La culture a-t-elle un rôle à jouer dans la prise de conscience des enjeux écologiques ?
La dernière fois, j’étais devant un Matisse et un conférencier est arrivé et m’a demandé : «Les traits qui entourent le visage sont plus épais que ceux qui entourent la robe, pourquoi ?» Et là, on se met à réfléchir, on ne l’avait pas vu. Ce qu’on fabrique dans un musée, c’est de l’attention. Il faut donc mettre la culture au service de l’attention au monde qui nous entoure. Par ailleurs, la transition écologique met à l’épreuve un certain nombre de nos représentations et de nos convictions à un niveau très profond. Notre représentation de la liberté, par exemple, c’est un imaginaire de la circulation sans frontières, de la conquête. On continue à vouloir aller plus vite, plus loin, plus fort, et ce n’est pas facile de renoncer à cette définition de la liberté. C’est une transformation des mentalités énormes et ça, c’est une matière pour les artistes.
L’art permettrait donc d’aider à redéfinir la liberté ?
Tout à fait. Je crois que les artistes ont un énorme rôle à jouer dans la modification et l’absorption de ce qui est en train de nous arriver.
Qu’en est-il du bilan carbone du Centre Pompidou ?

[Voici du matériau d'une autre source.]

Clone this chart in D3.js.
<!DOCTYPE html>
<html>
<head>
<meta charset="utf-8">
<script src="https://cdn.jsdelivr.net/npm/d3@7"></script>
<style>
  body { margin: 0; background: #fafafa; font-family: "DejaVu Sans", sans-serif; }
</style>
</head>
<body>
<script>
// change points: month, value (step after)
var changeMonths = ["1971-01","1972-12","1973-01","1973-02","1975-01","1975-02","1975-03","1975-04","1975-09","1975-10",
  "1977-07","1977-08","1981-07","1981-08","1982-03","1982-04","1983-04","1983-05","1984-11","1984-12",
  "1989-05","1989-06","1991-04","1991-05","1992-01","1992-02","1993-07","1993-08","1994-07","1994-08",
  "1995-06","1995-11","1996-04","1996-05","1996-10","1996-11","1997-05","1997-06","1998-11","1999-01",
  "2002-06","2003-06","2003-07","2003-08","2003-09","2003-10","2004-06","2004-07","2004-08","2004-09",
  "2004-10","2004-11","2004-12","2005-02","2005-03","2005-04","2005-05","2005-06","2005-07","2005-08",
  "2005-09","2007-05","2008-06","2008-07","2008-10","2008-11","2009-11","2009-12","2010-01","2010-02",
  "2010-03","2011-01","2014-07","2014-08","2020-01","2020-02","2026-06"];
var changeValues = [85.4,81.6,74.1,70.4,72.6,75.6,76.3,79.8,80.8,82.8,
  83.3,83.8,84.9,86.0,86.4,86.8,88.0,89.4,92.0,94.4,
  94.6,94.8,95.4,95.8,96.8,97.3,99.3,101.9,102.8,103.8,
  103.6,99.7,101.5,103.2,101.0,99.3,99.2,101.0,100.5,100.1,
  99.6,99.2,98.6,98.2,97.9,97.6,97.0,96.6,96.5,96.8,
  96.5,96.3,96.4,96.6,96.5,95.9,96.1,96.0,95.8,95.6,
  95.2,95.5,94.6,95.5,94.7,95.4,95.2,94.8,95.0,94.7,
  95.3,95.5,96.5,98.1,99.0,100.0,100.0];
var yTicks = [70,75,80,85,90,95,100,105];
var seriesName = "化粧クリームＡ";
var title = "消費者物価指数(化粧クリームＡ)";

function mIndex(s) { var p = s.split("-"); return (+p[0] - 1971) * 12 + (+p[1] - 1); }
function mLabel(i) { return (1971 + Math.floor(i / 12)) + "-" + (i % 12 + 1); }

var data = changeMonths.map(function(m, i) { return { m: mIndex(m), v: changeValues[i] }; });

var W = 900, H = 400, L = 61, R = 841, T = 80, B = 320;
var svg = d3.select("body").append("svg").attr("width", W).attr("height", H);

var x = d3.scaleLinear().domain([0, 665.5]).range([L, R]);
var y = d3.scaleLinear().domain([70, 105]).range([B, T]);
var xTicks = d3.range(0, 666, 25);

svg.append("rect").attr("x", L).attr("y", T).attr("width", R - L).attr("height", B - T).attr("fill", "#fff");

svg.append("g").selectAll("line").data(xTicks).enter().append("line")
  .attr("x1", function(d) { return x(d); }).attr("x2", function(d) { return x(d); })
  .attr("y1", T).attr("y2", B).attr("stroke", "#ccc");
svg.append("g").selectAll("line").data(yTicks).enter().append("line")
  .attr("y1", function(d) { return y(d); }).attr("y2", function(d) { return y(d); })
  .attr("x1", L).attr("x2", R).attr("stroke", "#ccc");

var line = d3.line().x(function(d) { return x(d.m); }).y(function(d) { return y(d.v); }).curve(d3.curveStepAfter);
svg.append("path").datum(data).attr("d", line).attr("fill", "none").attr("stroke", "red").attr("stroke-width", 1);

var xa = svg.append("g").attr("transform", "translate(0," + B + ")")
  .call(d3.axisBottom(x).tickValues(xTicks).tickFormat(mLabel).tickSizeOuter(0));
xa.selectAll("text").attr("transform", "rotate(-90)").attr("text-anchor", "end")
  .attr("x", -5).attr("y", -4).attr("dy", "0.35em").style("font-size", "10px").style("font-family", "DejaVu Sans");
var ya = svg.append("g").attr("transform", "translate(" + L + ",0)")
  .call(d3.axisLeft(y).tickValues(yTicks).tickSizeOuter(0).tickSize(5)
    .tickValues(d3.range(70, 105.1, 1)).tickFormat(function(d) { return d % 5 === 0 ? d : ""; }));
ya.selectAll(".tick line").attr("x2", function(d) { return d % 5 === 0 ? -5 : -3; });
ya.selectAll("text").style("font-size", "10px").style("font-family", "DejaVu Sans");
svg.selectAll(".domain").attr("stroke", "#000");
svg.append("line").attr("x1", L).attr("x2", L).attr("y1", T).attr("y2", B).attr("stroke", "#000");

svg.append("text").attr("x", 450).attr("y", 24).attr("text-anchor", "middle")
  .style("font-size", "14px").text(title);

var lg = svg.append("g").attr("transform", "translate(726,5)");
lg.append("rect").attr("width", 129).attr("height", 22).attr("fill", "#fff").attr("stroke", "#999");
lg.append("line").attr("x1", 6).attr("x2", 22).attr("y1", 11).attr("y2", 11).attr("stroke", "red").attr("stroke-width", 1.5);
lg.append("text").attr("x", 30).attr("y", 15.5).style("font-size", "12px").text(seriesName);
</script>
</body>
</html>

Le bâtiment est une passoire énergétique. On produit de l’air à température constante pour conserver les œuvres du musée, mais une partie de cet air part immédiatement par la façade. On le sait et ça nous importe. Les travaux du centre, qui sont prévus pour 2025, devraient améliorer de 60 % les performances énergétiques du bâtiment. Il y a aussi des choses qui vont bien. La rationalisation de la consommation d’électricité fait l’objet d’une attention très précise au point qu’on a décroché le label Haute Qualité Environnementale pour l’usage du bâtiment. Il y a aussi toute une démarche de transformation écoresponsable de nos pratiques, notamment l’écoconception des expositions et la formation du personnel du centre.
Comment imaginez-vous l’avenir du Centre Pompidou ?
Il va fermer pendant 3 ans (le temps des travaux). En ce moment, on en est à imaginer le Centre Pompidou d’après. D’un côté, il y a le réaménagement des espaces, notamment sur les questions de sobriété énergétique, afin de limiter les espaces climatisés uniquement là où il y en a vraiment besoin pour les œuvres. Ensuite, il y a la poursuite de notre politique de prêt d’œuvres qui est quelque chose de très important : dans tous les scénarios de l’Ademe, il y a la question de la proximité, car si on vit plus proches les uns des autres, on consomme moins d’énergie pour les transports. Or, pour ça, il faut que vous ayez une offre artistique au plus proche de chez vous. Il ne faut pas que vous soyez obligé de monter à Paris pour voir un spectacle ou découvrir une œuvre. La décentralisation des collections du centre est une manière d’irriguer le territoire et de se rapprocher du public. C’est un enjeu pour la sobriété énergétique.